◆ EXERCISE ◆
Would you transcribe the whole listing exactly, minus its pictures?

════════════════

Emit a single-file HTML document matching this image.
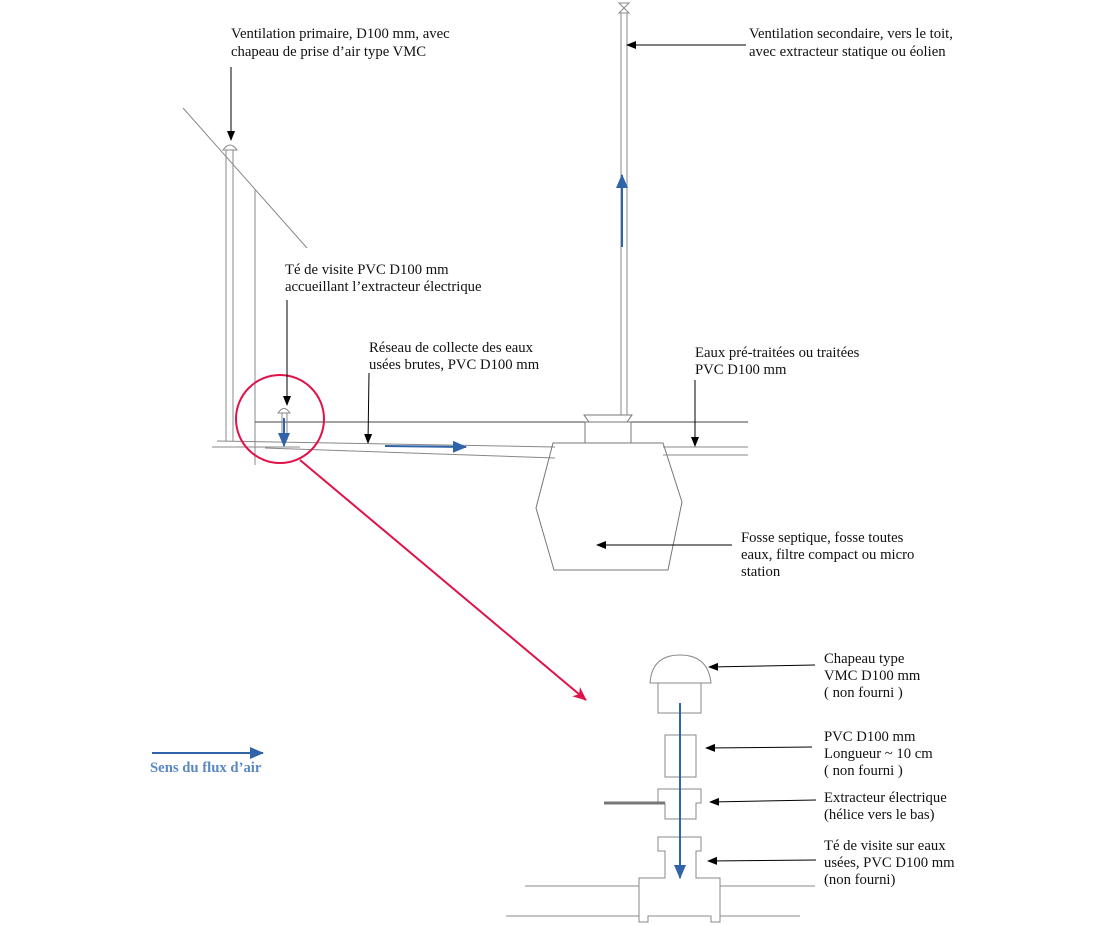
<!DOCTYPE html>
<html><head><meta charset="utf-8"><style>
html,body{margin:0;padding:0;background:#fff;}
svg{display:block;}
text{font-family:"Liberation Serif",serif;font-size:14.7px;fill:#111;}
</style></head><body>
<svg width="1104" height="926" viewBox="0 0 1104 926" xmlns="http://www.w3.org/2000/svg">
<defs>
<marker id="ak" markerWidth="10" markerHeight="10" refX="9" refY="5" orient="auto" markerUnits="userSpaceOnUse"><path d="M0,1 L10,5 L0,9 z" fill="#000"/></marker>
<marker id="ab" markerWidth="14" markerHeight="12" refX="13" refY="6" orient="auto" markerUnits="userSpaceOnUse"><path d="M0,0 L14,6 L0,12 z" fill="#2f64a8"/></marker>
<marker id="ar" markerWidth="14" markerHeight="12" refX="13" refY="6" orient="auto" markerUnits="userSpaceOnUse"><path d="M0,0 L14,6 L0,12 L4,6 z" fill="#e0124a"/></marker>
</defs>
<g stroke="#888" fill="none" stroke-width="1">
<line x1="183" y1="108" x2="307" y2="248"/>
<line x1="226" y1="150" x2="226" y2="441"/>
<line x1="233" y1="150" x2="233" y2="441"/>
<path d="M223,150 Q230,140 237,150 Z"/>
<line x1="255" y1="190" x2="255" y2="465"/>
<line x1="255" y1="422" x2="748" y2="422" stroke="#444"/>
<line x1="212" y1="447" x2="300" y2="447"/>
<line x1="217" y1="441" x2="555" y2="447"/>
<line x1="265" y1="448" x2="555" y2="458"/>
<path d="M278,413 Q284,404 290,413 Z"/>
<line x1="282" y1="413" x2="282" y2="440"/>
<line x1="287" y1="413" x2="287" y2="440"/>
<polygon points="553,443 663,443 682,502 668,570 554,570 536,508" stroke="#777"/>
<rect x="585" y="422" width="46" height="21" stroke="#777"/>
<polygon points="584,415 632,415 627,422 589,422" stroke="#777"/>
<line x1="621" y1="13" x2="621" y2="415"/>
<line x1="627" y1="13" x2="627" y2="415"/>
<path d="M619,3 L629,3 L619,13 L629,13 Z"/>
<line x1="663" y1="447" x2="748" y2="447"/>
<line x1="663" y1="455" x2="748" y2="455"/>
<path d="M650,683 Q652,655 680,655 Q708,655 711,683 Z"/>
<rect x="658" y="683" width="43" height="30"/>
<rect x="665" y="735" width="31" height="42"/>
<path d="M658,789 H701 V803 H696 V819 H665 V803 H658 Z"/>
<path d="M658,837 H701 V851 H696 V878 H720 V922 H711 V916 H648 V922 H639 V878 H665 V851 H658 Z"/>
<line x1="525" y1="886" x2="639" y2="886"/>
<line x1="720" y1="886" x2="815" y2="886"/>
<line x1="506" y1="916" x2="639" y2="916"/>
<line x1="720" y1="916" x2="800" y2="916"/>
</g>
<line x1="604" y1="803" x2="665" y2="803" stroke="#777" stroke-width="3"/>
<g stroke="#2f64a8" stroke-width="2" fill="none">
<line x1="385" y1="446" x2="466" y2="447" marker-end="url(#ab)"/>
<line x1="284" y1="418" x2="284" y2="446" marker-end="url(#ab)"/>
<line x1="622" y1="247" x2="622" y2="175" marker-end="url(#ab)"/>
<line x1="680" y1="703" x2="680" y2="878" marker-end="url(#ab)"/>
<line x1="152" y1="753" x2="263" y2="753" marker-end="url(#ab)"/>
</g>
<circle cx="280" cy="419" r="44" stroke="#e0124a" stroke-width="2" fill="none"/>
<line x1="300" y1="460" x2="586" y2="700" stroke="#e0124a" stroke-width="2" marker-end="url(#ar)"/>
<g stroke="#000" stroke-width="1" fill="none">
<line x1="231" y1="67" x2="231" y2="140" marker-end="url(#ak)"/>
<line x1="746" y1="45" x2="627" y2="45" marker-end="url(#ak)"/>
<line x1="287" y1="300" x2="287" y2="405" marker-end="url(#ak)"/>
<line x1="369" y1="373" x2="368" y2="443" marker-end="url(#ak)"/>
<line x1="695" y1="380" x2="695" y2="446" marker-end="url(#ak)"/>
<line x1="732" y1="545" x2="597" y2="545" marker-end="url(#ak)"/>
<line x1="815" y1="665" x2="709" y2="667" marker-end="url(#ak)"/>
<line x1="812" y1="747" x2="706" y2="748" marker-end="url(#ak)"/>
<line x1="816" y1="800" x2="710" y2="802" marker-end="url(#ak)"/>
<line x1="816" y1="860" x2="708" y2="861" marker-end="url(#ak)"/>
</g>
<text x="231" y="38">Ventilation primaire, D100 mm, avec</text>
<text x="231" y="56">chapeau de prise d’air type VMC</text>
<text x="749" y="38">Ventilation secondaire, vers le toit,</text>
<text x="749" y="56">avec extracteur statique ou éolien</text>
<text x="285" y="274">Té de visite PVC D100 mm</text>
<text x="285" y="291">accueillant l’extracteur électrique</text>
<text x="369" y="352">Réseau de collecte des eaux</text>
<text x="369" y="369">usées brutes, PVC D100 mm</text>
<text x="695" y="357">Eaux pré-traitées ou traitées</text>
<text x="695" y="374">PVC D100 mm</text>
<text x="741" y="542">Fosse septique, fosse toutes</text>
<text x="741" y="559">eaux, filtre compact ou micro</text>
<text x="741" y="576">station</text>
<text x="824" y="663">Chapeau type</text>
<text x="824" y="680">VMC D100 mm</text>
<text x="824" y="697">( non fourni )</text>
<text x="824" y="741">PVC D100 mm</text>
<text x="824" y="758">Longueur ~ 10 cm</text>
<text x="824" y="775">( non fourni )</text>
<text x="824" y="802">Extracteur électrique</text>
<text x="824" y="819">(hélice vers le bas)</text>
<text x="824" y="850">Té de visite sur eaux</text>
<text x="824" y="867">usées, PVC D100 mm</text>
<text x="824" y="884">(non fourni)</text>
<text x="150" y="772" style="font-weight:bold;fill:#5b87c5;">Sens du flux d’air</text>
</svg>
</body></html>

════════════════

◆ RESPONSE BELOW ◆
Emit a single-file HTML document matching this image.
<!DOCTYPE html>
<html><head><meta charset="utf-8"><style>
html,body{margin:0;padding:0;background:#fff;}
svg{display:block;}
text{font-family:"Liberation Serif",serif;font-size:14.7px;fill:#111;}
</style></head><body>
<svg width="1104" height="926" viewBox="0 0 1104 926" xmlns="http://www.w3.org/2000/svg">
<defs>
<marker id="ak" markerWidth="10" markerHeight="10" refX="9" refY="5" orient="auto" markerUnits="userSpaceOnUse"><path d="M0,1 L10,5 L0,9 z" fill="#000"/></marker>
<marker id="ab" markerWidth="14" markerHeight="12" refX="13" refY="6" orient="auto" markerUnits="userSpaceOnUse"><path d="M0,0 L14,6 L0,12 z" fill="#2f64a8"/></marker>
<marker id="ar" markerWidth="14" markerHeight="12" refX="13" refY="6" orient="auto" markerUnits="userSpaceOnUse"><path d="M0,0 L14,6 L0,12 L4,6 z" fill="#e0124a"/></marker>
</defs>
<g stroke="#888" fill="none" stroke-width="1">
<line x1="183" y1="108" x2="307" y2="248"/>
<line x1="226" y1="150" x2="226" y2="441"/>
<line x1="233" y1="150" x2="233" y2="441"/>
<path d="M223,150 Q230,140 237,150 Z"/>
<line x1="255" y1="190" x2="255" y2="465"/>
<line x1="255" y1="422" x2="748" y2="422" stroke="#444"/>
<line x1="212" y1="447" x2="300" y2="447"/>
<line x1="217" y1="441" x2="555" y2="447"/>
<line x1="265" y1="448" x2="555" y2="458"/>
<path d="M278,413 Q284,404 290,413 Z"/>
<line x1="282" y1="413" x2="282" y2="440"/>
<line x1="287" y1="413" x2="287" y2="440"/>
<polygon points="553,443 663,443 682,502 668,570 554,570 536,508" stroke="#777"/>
<rect x="585" y="422" width="46" height="21" stroke="#777"/>
<polygon points="584,415 632,415 627,422 589,422" stroke="#777"/>
<line x1="621" y1="13" x2="621" y2="415"/>
<line x1="627" y1="13" x2="627" y2="415"/>
<path d="M619,3 L629,3 L619,13 L629,13 Z"/>
<line x1="663" y1="447" x2="748" y2="447"/>
<line x1="663" y1="455" x2="748" y2="455"/>
<path d="M650,683 Q652,655 680,655 Q708,655 711,683 Z"/>
<rect x="658" y="683" width="43" height="30"/>
<rect x="665" y="735" width="31" height="42"/>
<path d="M658,789 H701 V803 H696 V819 H665 V803 H658 Z"/>
<path d="M658,837 H701 V851 H696 V878 H720 V922 H711 V916 H648 V922 H639 V878 H665 V851 H658 Z"/>
<line x1="525" y1="886" x2="639" y2="886"/>
<line x1="720" y1="886" x2="815" y2="886"/>
<line x1="506" y1="916" x2="639" y2="916"/>
<line x1="720" y1="916" x2="800" y2="916"/>
</g>
<line x1="604" y1="803" x2="665" y2="803" stroke="#777" stroke-width="3"/>
<g stroke="#2f64a8" stroke-width="2" fill="none">
<line x1="385" y1="446" x2="466" y2="447" marker-end="url(#ab)"/>
<line x1="284" y1="418" x2="284" y2="446" marker-end="url(#ab)"/>
<line x1="622" y1="247" x2="622" y2="175" marker-end="url(#ab)"/>
<line x1="680" y1="703" x2="680" y2="878" marker-end="url(#ab)"/>
<line x1="152" y1="753" x2="263" y2="753" marker-end="url(#ab)"/>
</g>
<circle cx="280" cy="419" r="44" stroke="#e0124a" stroke-width="2" fill="none"/>
<line x1="300" y1="460" x2="586" y2="700" stroke="#e0124a" stroke-width="2" marker-end="url(#ar)"/>
<g stroke="#000" stroke-width="1" fill="none">
<line x1="231" y1="67" x2="231" y2="140" marker-end="url(#ak)"/>
<line x1="746" y1="45" x2="627" y2="45" marker-end="url(#ak)"/>
<line x1="287" y1="300" x2="287" y2="405" marker-end="url(#ak)"/>
<line x1="369" y1="373" x2="368" y2="443" marker-end="url(#ak)"/>
<line x1="695" y1="380" x2="695" y2="446" marker-end="url(#ak)"/>
<line x1="732" y1="545" x2="597" y2="545" marker-end="url(#ak)"/>
<line x1="815" y1="665" x2="709" y2="667" marker-end="url(#ak)"/>
<line x1="812" y1="747" x2="706" y2="748" marker-end="url(#ak)"/>
<line x1="816" y1="800" x2="710" y2="802" marker-end="url(#ak)"/>
<line x1="816" y1="860" x2="708" y2="861" marker-end="url(#ak)"/>
</g>
<text x="231" y="38">Ventilation primaire, D100 mm, avec</text>
<text x="231" y="56">chapeau de prise d’air type VMC</text>
<text x="749" y="38">Ventilation secondaire, vers le toit,</text>
<text x="749" y="56">avec extracteur statique ou éolien</text>
<text x="285" y="274">Té de visite PVC D100 mm</text>
<text x="285" y="291">accueillant l’extracteur électrique</text>
<text x="369" y="352">Réseau de collecte des eaux</text>
<text x="369" y="369">usées brutes, PVC D100 mm</text>
<text x="695" y="357">Eaux pré-traitées ou traitées</text>
<text x="695" y="374">PVC D100 mm</text>
<text x="741" y="542">Fosse septique, fosse toutes</text>
<text x="741" y="559">eaux, filtre compact ou micro</text>
<text x="741" y="576">station</text>
<text x="824" y="663">Chapeau type</text>
<text x="824" y="680">VMC D100 mm</text>
<text x="824" y="697">( non fourni )</text>
<text x="824" y="741">PVC D100 mm</text>
<text x="824" y="758">Longueur ~ 10 cm</text>
<text x="824" y="775">( non fourni )</text>
<text x="824" y="802">Extracteur électrique</text>
<text x="824" y="819">(hélice vers le bas)</text>
<text x="824" y="850">Té de visite sur eaux</text>
<text x="824" y="867">usées, PVC D100 mm</text>
<text x="824" y="884">(non fourni)</text>
<text x="150" y="772" style="font-weight:bold;fill:#5b87c5;">Sens du flux d’air</text>
</svg>
</body></html>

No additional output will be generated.